Exercise: Set down the data below from its first line to the line holding "0, 1, 1, 0, 0];", inclusive; omit all pictures.

Data supplied:
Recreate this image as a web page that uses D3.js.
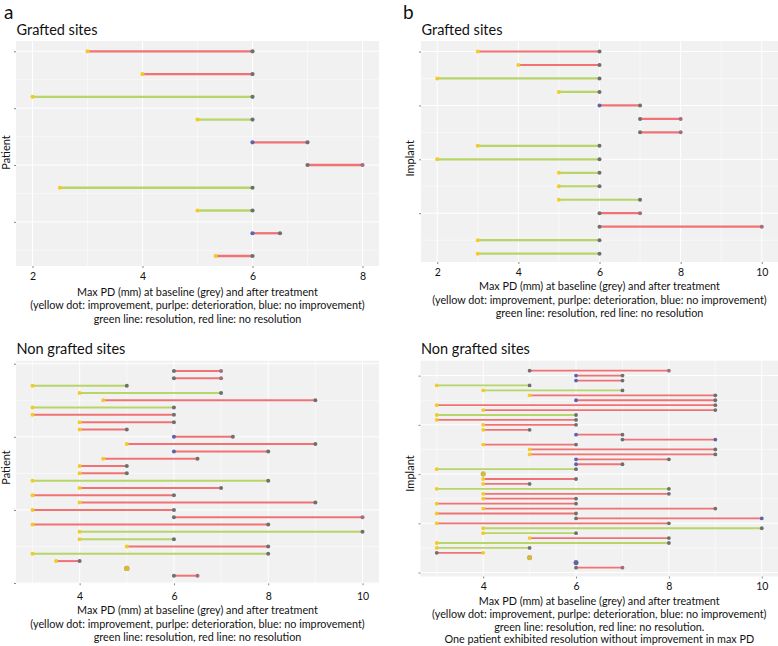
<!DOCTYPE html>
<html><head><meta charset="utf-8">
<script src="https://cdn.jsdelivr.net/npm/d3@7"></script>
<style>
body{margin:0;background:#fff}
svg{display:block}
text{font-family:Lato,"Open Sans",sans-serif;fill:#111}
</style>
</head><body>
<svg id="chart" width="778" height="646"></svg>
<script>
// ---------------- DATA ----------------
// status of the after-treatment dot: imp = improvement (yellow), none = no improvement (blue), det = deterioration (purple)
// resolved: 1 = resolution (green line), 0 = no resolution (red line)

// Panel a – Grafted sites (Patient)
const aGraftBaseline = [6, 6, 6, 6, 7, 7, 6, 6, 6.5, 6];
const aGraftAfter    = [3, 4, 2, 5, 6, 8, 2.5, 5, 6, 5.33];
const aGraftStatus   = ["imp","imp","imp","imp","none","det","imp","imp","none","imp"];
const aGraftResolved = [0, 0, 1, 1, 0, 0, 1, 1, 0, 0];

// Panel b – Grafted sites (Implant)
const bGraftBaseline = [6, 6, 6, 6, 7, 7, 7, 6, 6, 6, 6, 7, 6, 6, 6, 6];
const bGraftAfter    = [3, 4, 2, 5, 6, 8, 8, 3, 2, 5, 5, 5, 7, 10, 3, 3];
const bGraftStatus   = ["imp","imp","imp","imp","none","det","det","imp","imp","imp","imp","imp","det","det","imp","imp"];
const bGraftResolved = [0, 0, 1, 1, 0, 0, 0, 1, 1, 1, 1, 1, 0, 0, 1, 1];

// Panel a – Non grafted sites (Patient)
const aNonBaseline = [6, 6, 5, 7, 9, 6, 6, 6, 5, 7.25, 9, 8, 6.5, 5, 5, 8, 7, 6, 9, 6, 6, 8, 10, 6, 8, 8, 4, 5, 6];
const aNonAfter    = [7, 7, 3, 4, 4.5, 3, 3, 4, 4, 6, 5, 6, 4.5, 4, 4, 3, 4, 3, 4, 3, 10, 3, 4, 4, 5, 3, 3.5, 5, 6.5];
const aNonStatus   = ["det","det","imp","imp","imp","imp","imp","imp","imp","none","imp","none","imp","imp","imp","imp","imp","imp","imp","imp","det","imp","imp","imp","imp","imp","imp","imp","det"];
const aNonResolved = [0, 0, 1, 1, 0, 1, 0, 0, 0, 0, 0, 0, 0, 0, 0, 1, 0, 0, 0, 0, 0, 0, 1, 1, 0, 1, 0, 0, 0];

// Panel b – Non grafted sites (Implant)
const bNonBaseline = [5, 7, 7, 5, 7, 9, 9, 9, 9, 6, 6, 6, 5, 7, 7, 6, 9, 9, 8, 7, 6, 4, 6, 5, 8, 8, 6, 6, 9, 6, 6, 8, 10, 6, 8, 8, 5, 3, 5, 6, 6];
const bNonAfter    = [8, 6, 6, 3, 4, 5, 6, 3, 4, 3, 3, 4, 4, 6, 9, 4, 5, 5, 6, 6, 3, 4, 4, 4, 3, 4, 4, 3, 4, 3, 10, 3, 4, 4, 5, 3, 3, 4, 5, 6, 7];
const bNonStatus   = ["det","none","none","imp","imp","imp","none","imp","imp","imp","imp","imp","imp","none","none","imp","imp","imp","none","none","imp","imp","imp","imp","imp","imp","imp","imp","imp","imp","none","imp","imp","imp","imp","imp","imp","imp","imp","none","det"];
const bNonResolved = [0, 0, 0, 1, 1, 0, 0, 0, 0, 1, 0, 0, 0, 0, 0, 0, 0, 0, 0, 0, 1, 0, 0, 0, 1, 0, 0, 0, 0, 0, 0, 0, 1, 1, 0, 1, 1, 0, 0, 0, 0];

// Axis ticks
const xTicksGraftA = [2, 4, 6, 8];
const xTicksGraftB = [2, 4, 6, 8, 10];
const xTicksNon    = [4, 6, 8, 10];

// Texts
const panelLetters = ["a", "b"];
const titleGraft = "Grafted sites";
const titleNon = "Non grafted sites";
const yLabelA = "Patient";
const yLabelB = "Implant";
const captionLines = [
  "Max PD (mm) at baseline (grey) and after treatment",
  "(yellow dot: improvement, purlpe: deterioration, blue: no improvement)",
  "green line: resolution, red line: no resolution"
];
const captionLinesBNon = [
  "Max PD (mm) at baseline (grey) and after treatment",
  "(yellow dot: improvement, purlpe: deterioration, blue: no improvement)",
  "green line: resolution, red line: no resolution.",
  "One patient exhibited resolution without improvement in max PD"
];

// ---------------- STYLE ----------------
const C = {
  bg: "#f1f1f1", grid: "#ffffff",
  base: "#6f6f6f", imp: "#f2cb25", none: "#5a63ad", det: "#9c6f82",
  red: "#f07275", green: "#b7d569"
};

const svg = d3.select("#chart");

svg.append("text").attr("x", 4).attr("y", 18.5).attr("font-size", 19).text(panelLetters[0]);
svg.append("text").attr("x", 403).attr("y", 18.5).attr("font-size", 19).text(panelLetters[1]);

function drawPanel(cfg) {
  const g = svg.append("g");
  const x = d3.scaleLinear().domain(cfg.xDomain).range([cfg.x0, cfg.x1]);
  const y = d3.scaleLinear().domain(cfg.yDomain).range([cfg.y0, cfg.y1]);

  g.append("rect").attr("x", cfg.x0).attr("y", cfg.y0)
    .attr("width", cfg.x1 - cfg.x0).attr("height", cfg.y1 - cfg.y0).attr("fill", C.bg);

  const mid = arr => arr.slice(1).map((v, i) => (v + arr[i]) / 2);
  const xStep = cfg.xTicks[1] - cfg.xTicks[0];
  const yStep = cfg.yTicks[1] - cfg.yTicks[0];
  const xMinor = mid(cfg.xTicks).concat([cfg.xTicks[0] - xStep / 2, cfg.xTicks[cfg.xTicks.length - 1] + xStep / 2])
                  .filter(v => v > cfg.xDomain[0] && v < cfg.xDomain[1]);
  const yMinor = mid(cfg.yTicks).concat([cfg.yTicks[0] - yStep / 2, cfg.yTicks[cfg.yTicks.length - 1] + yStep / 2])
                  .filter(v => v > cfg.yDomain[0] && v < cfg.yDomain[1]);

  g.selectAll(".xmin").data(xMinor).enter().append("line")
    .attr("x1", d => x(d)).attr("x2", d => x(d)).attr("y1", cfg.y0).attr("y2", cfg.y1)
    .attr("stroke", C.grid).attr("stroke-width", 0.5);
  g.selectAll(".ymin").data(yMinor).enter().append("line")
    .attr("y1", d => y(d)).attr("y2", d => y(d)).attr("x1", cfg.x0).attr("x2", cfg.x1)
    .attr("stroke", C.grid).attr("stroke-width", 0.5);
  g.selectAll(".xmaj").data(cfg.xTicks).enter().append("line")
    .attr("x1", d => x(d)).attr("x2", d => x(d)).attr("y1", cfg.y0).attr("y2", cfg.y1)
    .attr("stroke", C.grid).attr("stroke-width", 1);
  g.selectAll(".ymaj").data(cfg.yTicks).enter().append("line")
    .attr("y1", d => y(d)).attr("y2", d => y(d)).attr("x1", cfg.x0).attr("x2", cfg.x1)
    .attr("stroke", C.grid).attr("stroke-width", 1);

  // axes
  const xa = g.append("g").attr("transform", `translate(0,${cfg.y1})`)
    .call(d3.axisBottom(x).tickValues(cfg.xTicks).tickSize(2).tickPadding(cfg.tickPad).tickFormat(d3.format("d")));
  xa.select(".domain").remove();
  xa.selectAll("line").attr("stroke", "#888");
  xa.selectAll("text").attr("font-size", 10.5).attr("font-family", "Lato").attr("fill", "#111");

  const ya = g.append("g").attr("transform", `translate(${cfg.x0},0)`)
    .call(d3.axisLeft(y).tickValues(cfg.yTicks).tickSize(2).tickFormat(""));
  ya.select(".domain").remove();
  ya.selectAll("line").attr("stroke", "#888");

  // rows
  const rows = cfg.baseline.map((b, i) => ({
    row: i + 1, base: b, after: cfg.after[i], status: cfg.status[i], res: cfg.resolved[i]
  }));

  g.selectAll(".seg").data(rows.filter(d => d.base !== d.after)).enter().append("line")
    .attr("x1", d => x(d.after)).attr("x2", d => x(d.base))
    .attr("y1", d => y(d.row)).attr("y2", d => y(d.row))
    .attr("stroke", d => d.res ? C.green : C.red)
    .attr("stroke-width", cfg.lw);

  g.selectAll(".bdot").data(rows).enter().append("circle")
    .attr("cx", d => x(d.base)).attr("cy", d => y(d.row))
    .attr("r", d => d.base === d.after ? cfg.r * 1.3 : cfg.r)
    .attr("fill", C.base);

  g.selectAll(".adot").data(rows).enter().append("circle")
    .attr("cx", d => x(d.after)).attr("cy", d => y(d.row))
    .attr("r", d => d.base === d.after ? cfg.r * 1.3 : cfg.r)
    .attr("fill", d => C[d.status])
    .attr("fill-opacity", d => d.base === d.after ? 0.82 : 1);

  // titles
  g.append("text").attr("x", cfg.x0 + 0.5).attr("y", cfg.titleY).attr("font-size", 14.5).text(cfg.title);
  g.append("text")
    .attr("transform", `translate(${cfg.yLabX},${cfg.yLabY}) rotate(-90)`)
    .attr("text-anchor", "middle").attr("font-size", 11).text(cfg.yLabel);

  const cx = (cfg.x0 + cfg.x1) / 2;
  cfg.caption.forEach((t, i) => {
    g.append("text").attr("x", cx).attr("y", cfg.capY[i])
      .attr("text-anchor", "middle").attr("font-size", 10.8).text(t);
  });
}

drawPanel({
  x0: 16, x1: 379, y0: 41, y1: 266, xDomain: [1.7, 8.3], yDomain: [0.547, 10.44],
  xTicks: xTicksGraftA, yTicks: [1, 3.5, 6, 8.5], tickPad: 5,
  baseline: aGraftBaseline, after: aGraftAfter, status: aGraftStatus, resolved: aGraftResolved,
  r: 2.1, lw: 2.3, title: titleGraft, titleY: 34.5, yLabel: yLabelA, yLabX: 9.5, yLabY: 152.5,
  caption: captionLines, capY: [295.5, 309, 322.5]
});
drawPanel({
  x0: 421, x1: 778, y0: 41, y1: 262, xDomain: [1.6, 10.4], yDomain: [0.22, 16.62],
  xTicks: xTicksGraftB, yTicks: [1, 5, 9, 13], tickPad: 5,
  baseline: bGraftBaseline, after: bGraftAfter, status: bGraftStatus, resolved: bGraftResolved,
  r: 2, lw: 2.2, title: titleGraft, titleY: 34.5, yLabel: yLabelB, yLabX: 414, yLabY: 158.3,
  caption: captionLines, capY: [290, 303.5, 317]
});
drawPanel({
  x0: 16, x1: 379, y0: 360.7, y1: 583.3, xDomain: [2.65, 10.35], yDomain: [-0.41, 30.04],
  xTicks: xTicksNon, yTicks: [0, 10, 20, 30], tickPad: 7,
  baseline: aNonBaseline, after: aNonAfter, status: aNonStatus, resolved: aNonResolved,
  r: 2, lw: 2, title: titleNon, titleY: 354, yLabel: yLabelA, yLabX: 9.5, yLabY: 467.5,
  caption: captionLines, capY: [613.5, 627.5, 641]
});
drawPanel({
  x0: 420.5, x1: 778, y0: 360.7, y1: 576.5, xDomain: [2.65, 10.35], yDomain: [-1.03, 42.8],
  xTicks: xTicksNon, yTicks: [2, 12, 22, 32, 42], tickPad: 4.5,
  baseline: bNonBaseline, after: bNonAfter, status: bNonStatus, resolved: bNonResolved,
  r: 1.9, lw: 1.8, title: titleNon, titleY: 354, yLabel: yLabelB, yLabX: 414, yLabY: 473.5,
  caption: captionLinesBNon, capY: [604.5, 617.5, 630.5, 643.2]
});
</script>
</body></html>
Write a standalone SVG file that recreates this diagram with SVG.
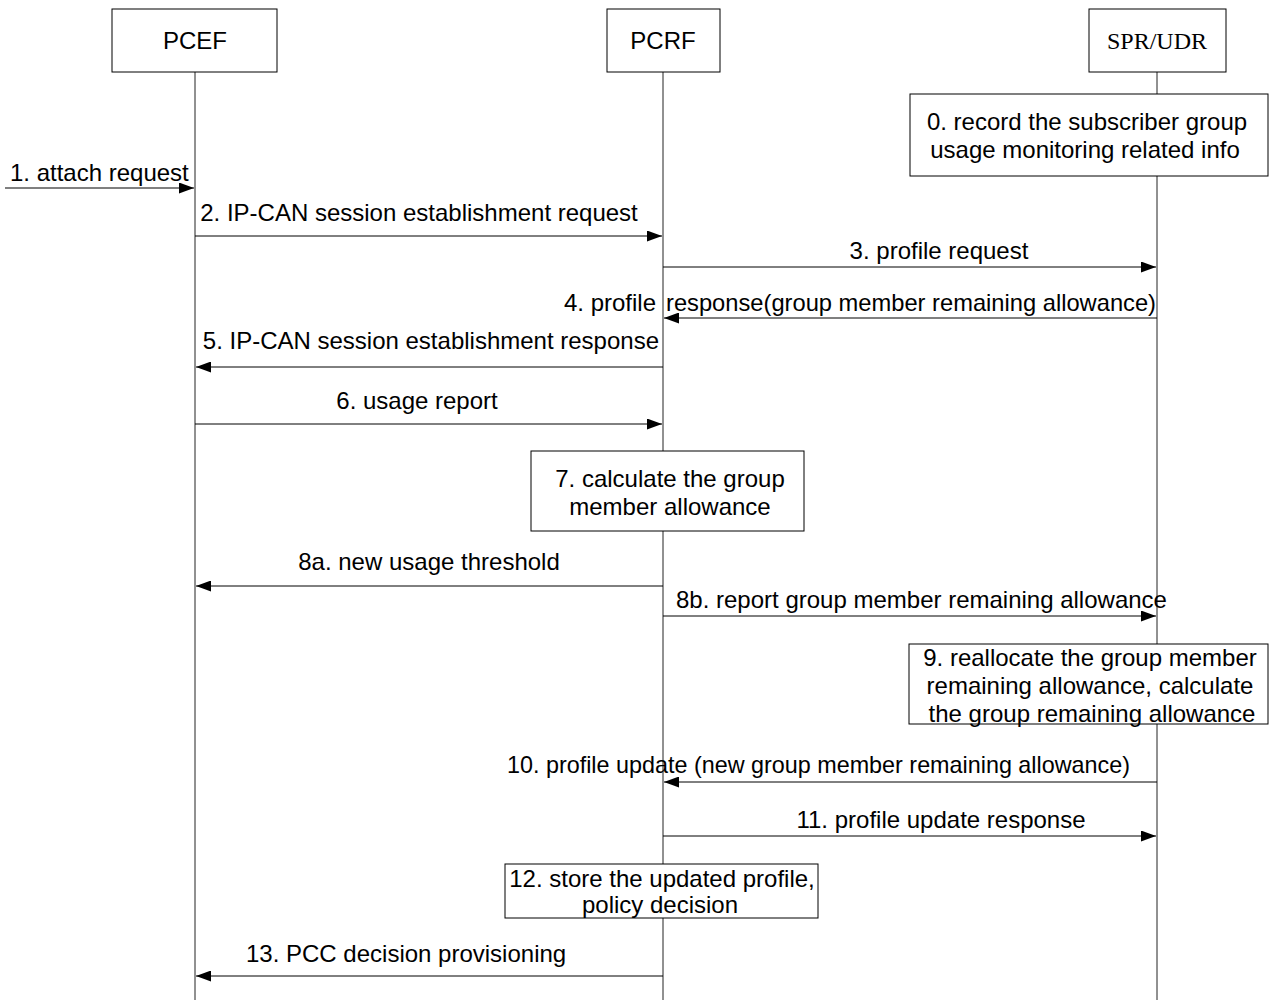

Right answer:
Recreate this image as a web page that uses D3.js.
<!DOCTYPE html>
<html><head><meta charset="utf-8">
<script src="https://cdn.jsdelivr.net/npm/d3@7"></script>
<style>
body{margin:0;background:#fff}
svg{display:block}
text{font-family:Lato,"Open Sans",sans-serif;fill:#111}
</style>
</head><body>
<svg id="chart" width="778" height="646"></svg>
<script>
// ---------------- DATA ----------------
// status of the after-treatment dot: imp = improvement (yellow), none = no improvement (blue), det = deterioration (purple)
// resolved: 1 = resolution (green line), 0 = no resolution (red line)

// Panel a – Grafted sites (Patient)
const aGraftBaseline = [6, 6, 6, 6, 7, 7, 6, 6, 6.5, 6];
const aGraftAfter    = [3, 4, 2, 5, 6, 8, 2.5, 5, 6, 5.33];
const aGraftStatus   = ["imp","imp","imp","imp","none","det","imp","imp","none","imp"];
const aGraftResolved = [0, 0, 1, 1, 0, 0, 1, 1, 0, 0];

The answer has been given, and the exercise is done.